It is a law that a person under the age of 18 cannot apply for a credit card without a proper co-signer. This law does
not prevent these youth under 18 from having or using a credit card, nor does it exempt them from the consequences of the debt that is associated with irresponsible spending.
New Year New Rules
There is much buzz about the new rules for credit card companies that are set to take effect in February of 2010. These new rules will also institute an age limit for credit card holders. This new Credit Card Act is designed to protect card holders by setting limits for lenders. These limits will prevent unwarranted and unexpected fees and rates. The amount of debt that continues to accumulate because of credit card use is on the rise. More alarmingly is the debt that is held by youth under the age of 21.
In addition to these new rules that govern the credit card industry it will also become increasingly difficulty for youth 21 and younger to get approved for a credit card. There are a few exceptions. If the under 21 year old has the ability to make their payments or obtains a cosigner for the card this blanket rule may be waived. There will also be an authorization process to ensure the information is accurate. These strict new guidelines are a step towards protecting youth from the chronic credit card debt that ruins the financial future of many Americans.
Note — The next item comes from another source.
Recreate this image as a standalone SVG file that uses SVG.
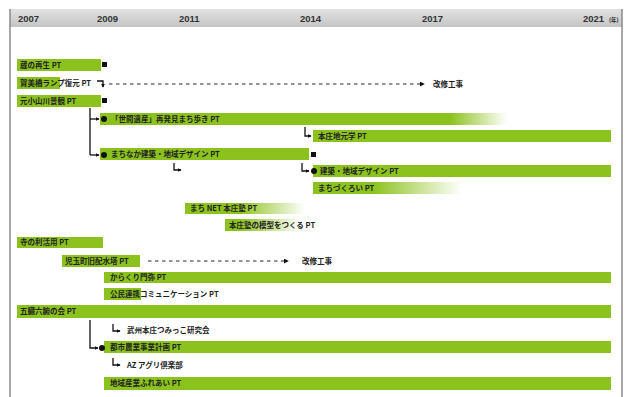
<svg xmlns="http://www.w3.org/2000/svg" width="629" height="397" viewBox="0 0 629 397">
<defs>
<linearGradient id="hdr" x1="0" y1="0" x2="0" y2="1">
<stop offset="0" stop-color="#e2e2e2"/><stop offset="1" stop-color="#c4c4c4"/>
</linearGradient>
<linearGradient id="fadeD" gradientUnits="userSpaceOnUse" x1="100" y1="0" x2="507" y2="0">
<stop offset="0.86" stop-color="#8cc21e"/><stop offset="1" stop-color="#8cc21e" stop-opacity="0"/>
</linearGradient>
<linearGradient id="fadeM" gradientUnits="userSpaceOnUse" x1="313" y1="0" x2="462" y2="0">
<stop offset="0.4" stop-color="#8cc21e"/><stop offset="1" stop-color="#8cc21e" stop-opacity="0"/>
</linearGradient>
<linearGradient id="fadeN" gradientUnits="userSpaceOnUse" x1="185" y1="0" x2="305" y2="0">
<stop offset="0.45" stop-color="#8cc21e"/><stop offset="1" stop-color="#8cc21e" stop-opacity="0"/>
</linearGradient>
<linearGradient id="fadeK" gradientUnits="userSpaceOnUse" x1="225" y1="0" x2="300" y2="0">
<stop offset="0.2" stop-color="#8cc21e"/><stop offset="1" stop-color="#8cc21e" stop-opacity="0"/>
</linearGradient>
<marker id="ah" viewBox="0 0 6 6" refX="5" refY="3" markerWidth="5" markerHeight="5" orient="auto" markerUnits="userSpaceOnUse">
<path d="M0,0 L6,3 L0,6 Z" fill="#111"/>
</marker>
<marker id="ahs" viewBox="0 0 6 6" refX="5" refY="3" markerWidth="4" markerHeight="4" orient="auto" markerUnits="userSpaceOnUse">
<path d="M0,0 L6,3 L0,6 Z" fill="#111"/>
</marker>
</defs>
<style>
.bar{fill:#8cc21e}
.t{font-family:"Noto Sans CJK JP","Liberation Sans",sans-serif;font-size:7.5px;font-weight:bold;fill:#222}
.yr{font-family:"Liberation Sans",Arial,sans-serif;font-size:9.5px;font-weight:bold;fill:#333}
.ln{fill:none;stroke:#111;stroke-width:1.3}
.dash{fill:none;stroke:#111;stroke-width:0.9;stroke-dasharray:3.5,3.5}
.sq{fill:#111}
.dot{fill:#111}
</style>
<rect x="0" y="0" width="629" height="397" fill="#ffffff"/>
<g id="frame">
<rect x="10" y="9" width="612" height="18" fill="url(#hdr)"/>
<line x1="10" y1="9" x2="10" y2="397" stroke="#8a8a8a" stroke-width="1.5"/>
<line x1="622" y1="9" x2="622" y2="397" stroke="#8a8a8a" stroke-width="1.5"/>
<text class="yr" x="18" y="22">2007</text>
<text class="yr" x="97" y="22">2009</text>
<text class="yr" x="179" y="22">2011</text>
<text class="yr" x="300" y="22">2014</text>
<text class="yr" x="422" y="22">2017</text>
<text class="yr" x="583" y="22">2021</text>
<text class="t" x="609" y="22" style="font-size:5.5px">(年)</text>
</g>
<g id="connectors">
<path class="ln" d="M97,81 H103 V87" marker-end="url(#ahs)"/>
<path class="dash" d="M109,84 H424" marker-end="url(#ah)"/>
<path class="ln" d="M90,108 V155"/>
<path class="ln" d="M90,119 H99" marker-end="url(#ahs)"/>
<path class="ln" d="M90,155 H99" marker-end="url(#ahs)"/>
<path class="ln" d="M305,127 V136 H311" marker-end="url(#ahs)"/>
<path class="ln" d="M174,163 V170 H181" marker-end="url(#ahs)"/>
<path class="ln" d="M302,163 V171 H309" marker-end="url(#ahs)"/>
<path class="dash" d="M148,261 H288" marker-end="url(#ah)"/>
<path class="ln" d="M90,320 V348 H98" marker-end="url(#ahs)"/>
<path class="ln" d="M113,324 V331 H120" marker-end="url(#ahs)"/>
<path class="ln" d="M113,358 V365 H120" marker-end="url(#ahs)"/>
</g>
<g id="n-kura"><rect class="bar" x="17" y="59" width="84" height="12"/><text class="t" x="20" y="68">蔵の再生 PT</text><rect class="sq" x="102" y="62" width="5" height="5"/></g>
<g id="n-kamibashi"><rect class="bar" x="17" y="77" width="43" height="12"/><text class="t" x="20" y="86">賀美橋ランプ復元 PT</text></g>
<g id="n-kaishu1"><text class="t" x="433" y="87">改修工事</text></g>
<g id="n-motokoyama"><rect class="bar" x="17" y="95" width="84" height="12"/><text class="t" x="20" y="104">元小山川景観 PT</text><rect class="sq" x="102" y="98" width="5" height="5"/></g>
<g id="n-seken"><rect x="100" y="113" width="407" height="12" fill="url(#fadeD)"/><circle class="dot" cx="104" cy="119" r="3"/><text class="t" x="111" y="122">「世間遺産」再発見まち歩き PT</text></g>
<g id="n-jimoto"><rect class="bar" x="313" y="130" width="298" height="12"/><text class="t" x="318" y="139">本庄地元学 PT</text></g>
<g id="n-machinaka"><rect class="bar" x="100" y="148" width="209" height="12"/><circle class="dot" cx="104" cy="155" r="3"/><text class="t" x="111" y="157">まちなか建築・地域デザイン PT</text><rect class="sq" x="311" y="152" width="5" height="5"/></g>
<g id="n-kenchiku"><rect class="bar" x="313" y="165" width="298" height="12"/><circle class="dot" cx="314" cy="171" r="3"/><text class="t" x="320" y="174">建築・地域デザイン PT</text></g>
<g id="n-tsukuroi"><rect x="313" y="182" width="149" height="12" fill="url(#fadeM)"/><text class="t" x="318" y="191">まちづくろい PT</text></g>
<g id="n-net"><rect x="185" y="203" width="120" height="11" fill="url(#fadeN)"/><text class="t" x="190" y="211">まち NET 本庄塾 PT</text></g>
<g id="n-mokei"><rect x="225" y="219" width="80" height="12" fill="url(#fadeK)"/><text class="t" x="229" y="228">本庄塾の模型をつくる PT</text></g>
<g id="n-tera"><rect class="bar" x="17" y="237" width="86" height="11"/><text class="t" x="20" y="245">寺の利活用 PT</text></g>
<g id="n-kodama"><rect class="bar" x="62" y="255" width="78" height="12"/><text class="t" x="65" y="264">児玉町旧配水塔 PT</text></g>
<g id="n-kaishu2"><text class="t" x="302" y="264">改修工事</text></g>
<g id="n-karakuri"><rect class="bar" x="104" y="272" width="507" height="11"/><text class="t" x="110" y="280">からくり門弥 PT</text></g>
<g id="n-komin"><rect class="bar" x="104" y="288" width="37" height="12"/><text class="t" x="110" y="297">公民連携コミュニケーション PT</text></g>
<g id="n-gozo"><rect class="bar" x="17" y="305" width="594" height="13"/><text class="t" x="20" y="314">五臓六腑の会 PT</text></g>
<g id="n-tsumikko"><text class="t" x="127" y="333">武州本庄つみっこ研究会</text></g>
<g id="n-toshi"><rect class="bar" x="104" y="341" width="507" height="12"/><circle class="dot" cx="102" cy="348" r="3"/><text class="t" x="110" y="350">都市農業事業計画 PT</text></g>
<g id="n-agri"><text class="t" x="127" y="368">AZ アグリ倶楽部</text></g>
<g id="n-fureai"><rect class="bar" x="104" y="377" width="507" height="13"/><text class="t" x="110" y="386">地域産業ふれあい PT</text></g>
</svg>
Bankruptcy Still Rising for College Kids
According to the American Bankruptcy Institute 19% of those who filed for bankruptcy in 2009 were college students. The frequency of credit card use among young people who can’t afford the payments is increasing rapidly. It is estimated that over 80% of college seniors have some degree of debt due to credit card use. With these statistics it makes sense that setting an age limit for credit card holders is on the horizon. This new regulation is scheduled to be packaged with credit card act.
For many youth by the age of 21 they may be on their own, have a full time job or be in college far away from the financial security of their family. Providing their child with a credit card for many parents is a safety net when their child is far from home. Credit cards do provide security; however not ensuring accurate spending limits and parental controls with that security can be detrimental for these students financial future. The new laws will not prevent youth from having cards it will ensure that the proper safety mechanisms are in place prior to them getting approved.
Young Adults Still Have Options
Teens and young adults who do not qualify under the new regulations still have options for using credit cards. There are many teen friendly low limit and prepaid credit cards that are a safe alternative to the traditional high fee, high limit cards. It’s a fact that many credit card offers and preapproval gimmicks get into the hands of the wrong people. Most teens have no understanding of the rules or fine print that comes with a credit card. Many have been able to get approved because there was nothing to prevent this from happening. Teens and young adults have long been a major target for credit card companies. The age limit for credit card holders seems long overdue.
Recent studies done by Nellie May, the student loan provider, indicates that more than 54% of freshman entering college carry a credit card. This figure increases to 92% by the second year of college. The new imposed laws will begin to curb the aggressive credit card marketing to youth and hopefully reduce debt. Credit cards do have advantages however even adults have found themselves in serious debt because of overuse or irresponsible spending. A credit card before you are ready or able to afford it can be a fast track to debt.